Au milieu des années 60, il va être mis à l'honneur dans la revue de manga avant-gardiste Garo. Il y publie La Vis, la première BD à s'aventurer sur le territoire de l'inconscient et du rêve. Ce récit rencontre un véritable succès auquel l'auteur n'est pas prêt. Ecrasé par l'angoisse, il va disparaître pendant 15 jours. C'est le début d'une longue série de disparitions de sa part.

Dans Garo, il publiera aussi Le Marais, une histoire à fin ouverte et Tchiko, un manga ressemblant étrangement à une autobiographie. Ce dernier est très mal reçu par les lecteurs qui lui reprochent sa noirceur et sa décadence. Yoshiharu Tsuge va prendre une année blanche. A son retour, il va persister dans cette veine autobiographique. "C'est là qu'il va développer le manga du moi, dont il est l'un des plus grands représentants. Il va beaucoup parler de lui. C'est une première. Quand on regarde la bande dessinée internationale, les premiers à parler d'eux sont des Américains vers 1974. Là, on est en 1967, donc c'est un précurseur", explique Xavier Guilbert, le commissaire de l'exposition. "Ce mouvement ne sera pas très suivi. C'est le premier à parler de l'intime, de lui, même si au Japon on ne fait pas une autobiographie à la première personne."

"Tchiko" et "L'homme sans talent" de Yoshiharu Tsuge (LAETITIA DE GERMON / RADIO FRANCE)

Maître du récit autobiographique, Yoshiharu Tsuge l’est également du carnet de voyage. Très attaché au Japon traditionnel, il estime être né trop tard parce que ce Japon est en train de disparaître. Ses voyages sont donc une manière d'aller chercher dans le Japon ces dernières petites poches. Ces carnets sont le témoignage d’un pays invisible et disparu, ils sont empreints d’une nostalgie profonde. Il y a toute une amertume qui va être liée à ça. Au moment où il ne va plus arriver à faire cela, il va repartir sur de l'autobiographie dans laquelle il va parler de sa jeunesse.

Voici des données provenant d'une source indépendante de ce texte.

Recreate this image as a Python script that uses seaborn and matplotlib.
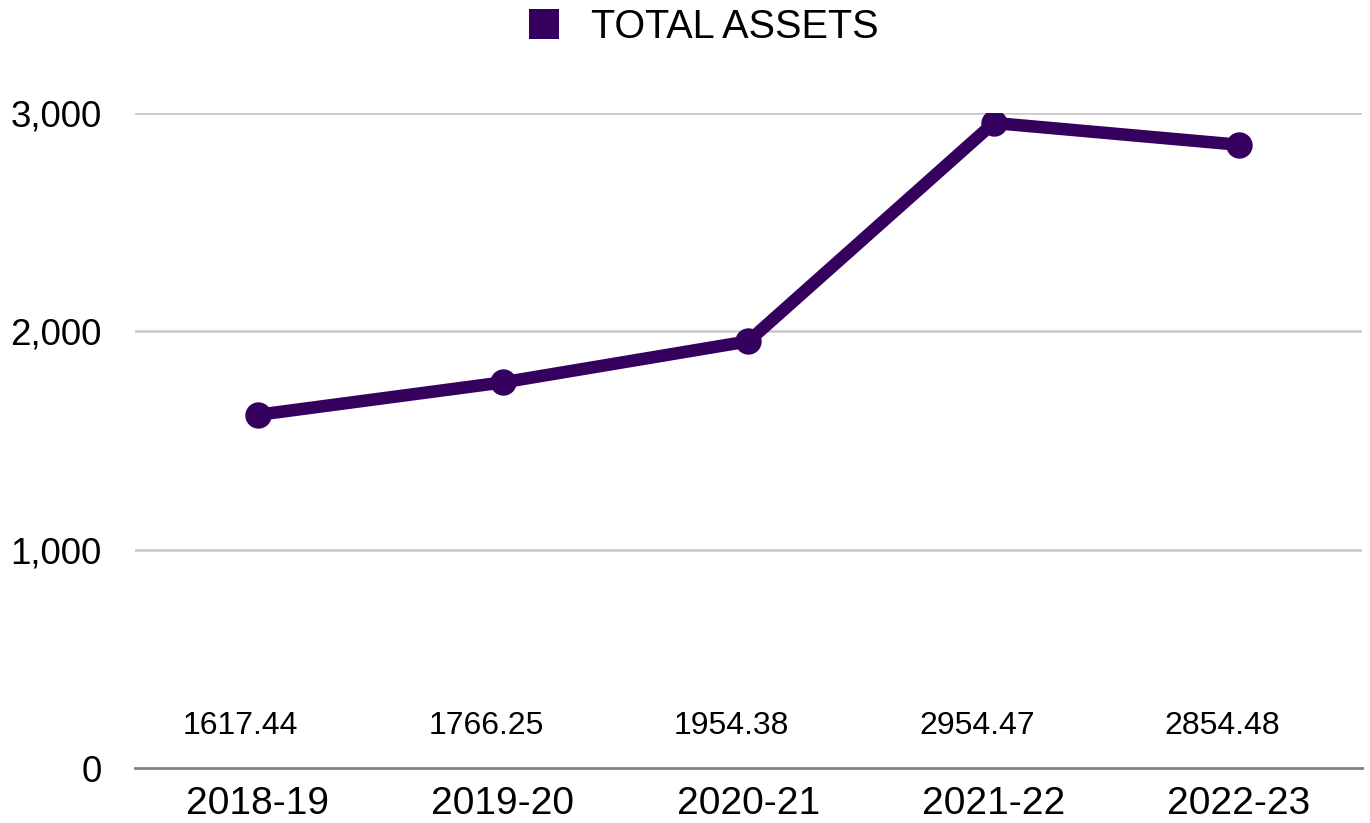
import matplotlib
matplotlib.use("Agg")
import matplotlib.pyplot as plt
import matplotlib.transforms as mtransforms
from matplotlib.lines import Line2D
import seaborn as sns
import pandas as pd

years = ["2018-19", "2019-20", "2020-21", "2021-22", "2022-23"]
total_assets = [1617.44, 1766.25, 1954.38, 2954.47, 2854.48]
yticks = [0, 1000, 2000, 3000]
series_name = "TOTAL ASSETS"

color = "#36005f"

sns.set_theme(style="white")
plt.rcParams["font.family"] = ["Liberation Sans", "DejaVu Sans"]

df = pd.DataFrame({"year": years, "value": total_assets})

fig = plt.figure(figsize=(13.7, 8.23), dpi=100)
ax = fig.add_axes([0.0985, 0.0668, 0.8955, 0.7959])

sns.lineplot(data=df, x="year", y="value", ax=ax, color=color, linewidth=9,
             marker="o", markersize=19, markeredgewidth=0, sort=False)

ax.set_xlim(-0.5, len(years) - 0.5)
ax.set_ylim(0, 3000)
ax.set_yticks(yticks)
ax.set_yticklabels([f"{v:,}" for v in yticks], fontsize=26.5)
ax.tick_params(axis="y", length=0, pad=24, labelcolor="black")
ax.tick_params(axis="x", length=0, pad=13, labelsize=28, labelcolor="black")
ax.set_xlabel("")
ax.set_ylabel("")

for v in yticks[1:]:
    ax.axhline(v, color="#c8c8c8", linewidth=1.8, zorder=0)

for s in ["top", "right", "left"]:
    ax.spines[s].set_visible(False)
ax.spines["bottom"].set_color("#808080")
ax.spines["bottom"].set_linewidth(2)

trans = mtransforms.blended_transform_factory(ax.transData, ax.transAxes)
trans = trans + mtransforms.ScaledTranslation(-17 / 100, -3 / 100, fig.dpi_scale_trans)
for i, v in enumerate(total_assets):
    ax.text(i, 0.069, f"{v:.2f}", transform=trans, ha="center", va="center",
            fontsize=23, color="black")

handle = Line2D([], [], linestyle="none", marker="s", markersize=22,
                color=color, markeredgewidth=0)
leg = fig.legend([handle], [series_name], loc="center", bbox_to_anchor=(0.512, 0.967),
                 frameon=False, fontsize=28.5, handletextpad=0.7, handlelength=1.0,
                 labelcolor="black")

fig.savefig("out.png", dpi=100)
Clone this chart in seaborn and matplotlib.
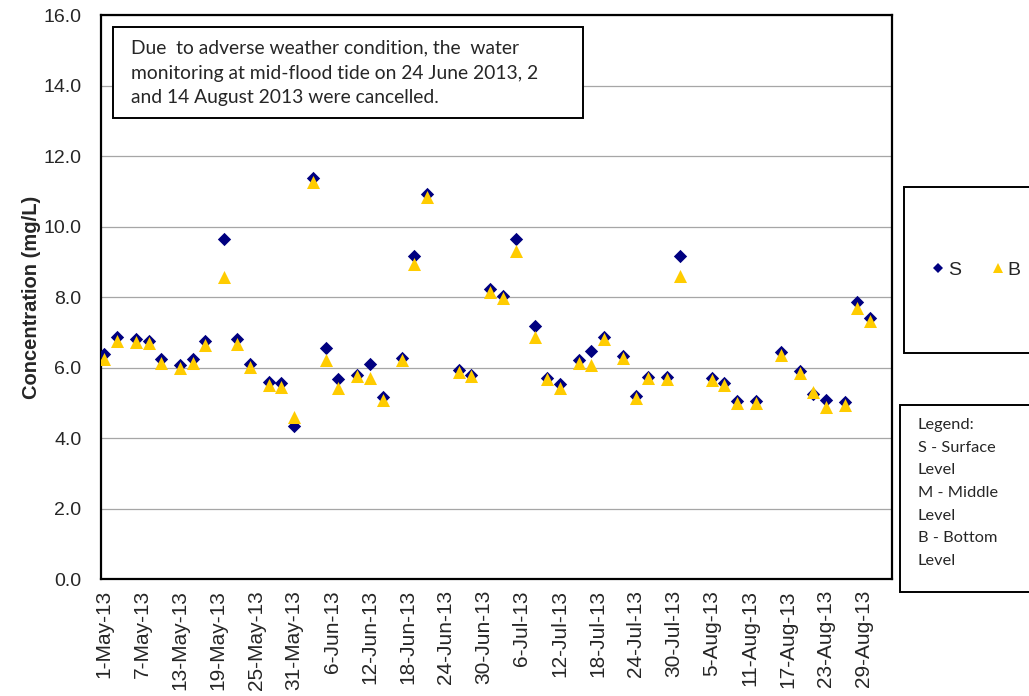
import numpy as np
import pandas as pd
import matplotlib
matplotlib.use("Agg")
import matplotlib.pyplot as plt
import matplotlib.dates as mdates
from matplotlib.patches import Rectangle
from matplotlib.lines import Line2D
import seaborn as sns

# ── Data ──────────────────────────────────────────────────────────────────────
dates = [
    "2013-05-01", "2013-05-03", "2013-05-06", "2013-05-08", "2013-05-10", "2013-05-13",
    "2013-05-15", "2013-05-17", "2013-05-20", "2013-05-22", "2013-05-24", "2013-05-27",
    "2013-05-29", "2013-05-31", "2013-06-03", "2013-06-05", "2013-06-07", "2013-06-10",
    "2013-06-12", "2013-06-14", "2013-06-17", "2013-06-19", "2013-06-21", "2013-06-26",
    "2013-06-28", "2013-07-01", "2013-07-03", "2013-07-05", "2013-07-08", "2013-07-10",
    "2013-07-12", "2013-07-15", "2013-07-17", "2013-07-19", "2013-07-22", "2013-07-24",
    "2013-07-26", "2013-07-29", "2013-07-31", "2013-08-05", "2013-08-07", "2013-08-09",
    "2013-08-12", "2013-08-16", "2013-08-19", "2013-08-21", "2013-08-23", "2013-08-26",
    "2013-08-28", "2013-08-30",
]
surface = [
    6.37, 6.87, 6.80, 6.75, 6.23, 6.08, 6.23, 6.75, 9.66, 6.80, 6.11, 5.58, 5.55, 4.33,
    11.37, 6.54, 5.68, 5.80, 6.10, 5.17, 6.27, 9.16, 10.93, 5.92, 5.80,
    8.22, 8.03, 9.66, 7.19, 5.71, 5.52, 6.21, 6.46, 6.86, 6.32, 5.19, 5.73, 5.73, 9.16,
    5.71, 5.55, 5.04, 5.04, 6.44, 5.90, 5.26, 5.07, 5.01, 7.86, 7.41,
]
bottom = [
    6.25, 6.75, 6.71, 6.70, 6.14, 6.00, 6.14, 6.64, 8.58, 6.67, 6.02, 5.49, 5.44, 4.60,
    11.25, 6.21, 5.42, 5.75, 5.69, 5.07, 6.20, 8.93, 10.85, 5.88, 5.75,
    8.14, 7.96, 9.30, 6.87, 5.68, 5.41, 6.13, 6.08, 6.80, 6.26, 5.14, 5.69, 5.67, 8.61,
    5.64, 5.49, 4.98, 4.98, 6.35, 5.85, 5.30, 4.88, 4.95, 7.68, 7.32,
]
levels = ["S", "B"]
level_colors = {"S": "#000080", "B": "#FFCC00"}
level_markers = {"S": "D", "B": "^"}
level_sizes = {"S": 46, "B": 88}

x_start, x_end = "2013-04-30 12:00", "2013-09-02 12:00"
tick_start, tick_step, n_ticks = "2013-05-01", "6D", 21
y_ticks = np.arange(0, 16.1, 2.0)

note = ("Due  to adverse weather condition, the  water\n"
        "monitoring at mid-flood tide on 24 June 2013, 2\n"
        "and 14 August 2013 were cancelled.")
legend_note = "Legend:\nS - Surface\nLevel\nM - Middle\nLevel\nB - Bottom\nLevel"

df = pd.DataFrame({
    "date": pd.to_datetime(dates * 2),
    "value": surface + bottom,
    "level": ["S"] * len(dates) + ["B"] * len(dates),
})

# ── Plot ──────────────────────────────────────────────────────────────────────
sns.set_style("white")
plt.rcParams["font.family"] = ["Liberation Sans", "DejaVu Sans"]

fig = plt.figure(figsize=(10.29, 6.96), dpi=100)
ax = fig.add_axes([0.0982, 0.1681, 0.7687, 0.8103])

for lv in levels:
    sns.scatterplot(data=df[df["level"] == lv], x="date", y="value",
                    color=level_colors[lv], marker=level_markers[lv],
                    s=level_sizes[lv], linewidth=0, ax=ax, zorder=3)

ax.set_xlim(pd.Timestamp(x_start), pd.Timestamp(x_end))
ax.set_ylim(0, 16)
ax.set_yticks(y_ticks)
ax.set_yticklabels([f"{v:.1f}" for v in y_ticks], fontsize=14)
ax.set_xticks(pd.date_range(tick_start, periods=n_ticks, freq=tick_step))
ax.xaxis.set_major_formatter(mdates.DateFormatter("%-d-%b-%y"))
plt.setp(ax.get_xticklabels(), rotation=90, fontsize=15)
ax.tick_params(axis="y", length=0, pad=14)
ax.tick_params(axis="x", length=0, pad=8)
ax.set_xlabel("")
ax.set_ylabel("Concentration (mg/L)", fontsize=14.5, fontweight="bold", labelpad=8)
ax.yaxis.set_label_coords(-0.0755, 0.5)
ax.grid(axis="y", color="#a6a6a6", linewidth=0.9)
ax.set_axisbelow(True)
for sp in ax.spines.values():
    sp.set_color("black")
    sp.set_linewidth(1.6)

# note box inside the plot
fig.patches.append(Rectangle((0.1098, 0.8305), 0.4568, 0.1307, transform=fig.transFigure,
                             facecolor="white", edgecolor="black", linewidth=1.4, zorder=5))
fig.text(0.1273, 0.8951, note, fontsize=13.9, family=["Lato", "DejaVu Sans"],
         va="center", ha="left", linespacing=1.55, zorder=6)

# marker legend box
fig.patches.append(Rectangle((0.8785, 0.4928), 0.2, 0.2385, transform=fig.transFigure,
                             facecolor="white", edgecolor="black", linewidth=1.4))
handles = [Line2D([], [], linestyle="", marker=level_markers[lv], color=level_colors[lv],
                  markersize=5.5 if lv == "S" else 7.5, markeredgewidth=0) for lv in levels]
fig.legend(handles, levels, loc="center", bbox_to_anchor=(0.949, 0.612), ncol=2,
           frameon=False, fontsize=14, handlelength=0.6, handletextpad=0.2,
           columnspacing=1.6)

# text legend box
fig.patches.append(Rectangle((0.8746, 0.1494), 0.2, 0.2687, transform=fig.transFigure,
                             facecolor="white", edgecolor="black", linewidth=1.4))
fig.text(0.892, 0.2917, legend_note, fontsize=11.8, family=["Lato", "DejaVu Sans"],
         va="center", ha="left", linespacing=1.78)

fig.savefig("out.png", dpi=100)
plt.close(fig)
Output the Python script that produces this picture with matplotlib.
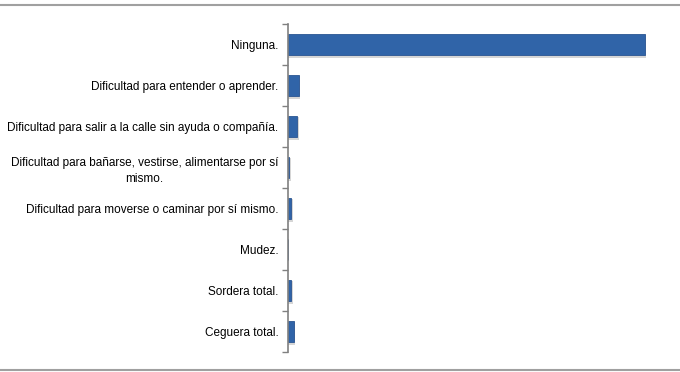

En 1986, il publie L'homme sans talent. C'est la seule œuvre dans laquelle il mélange des choses de son passé et des choses actuelles puisqu'il parle de sa situation. Ce manga raconte la vie d'un homme qui vit de petits boulots, vend des cailloux au bord d'un fleuve, retape des appareils photographiques et ne trouve nulle part l'énergie de reprendre son ancien travail de mangaka qui lui valut, par le passé, un succès d'estime. Après la publication de L’Homme sans talent, le mangaka s’enfonce dans l’isolement et la dépression, dont il sortira difficilement.

L'exposition "Être sans exister" est à voir au Musée d'Angoulême jusqu'au 15 mars 2020.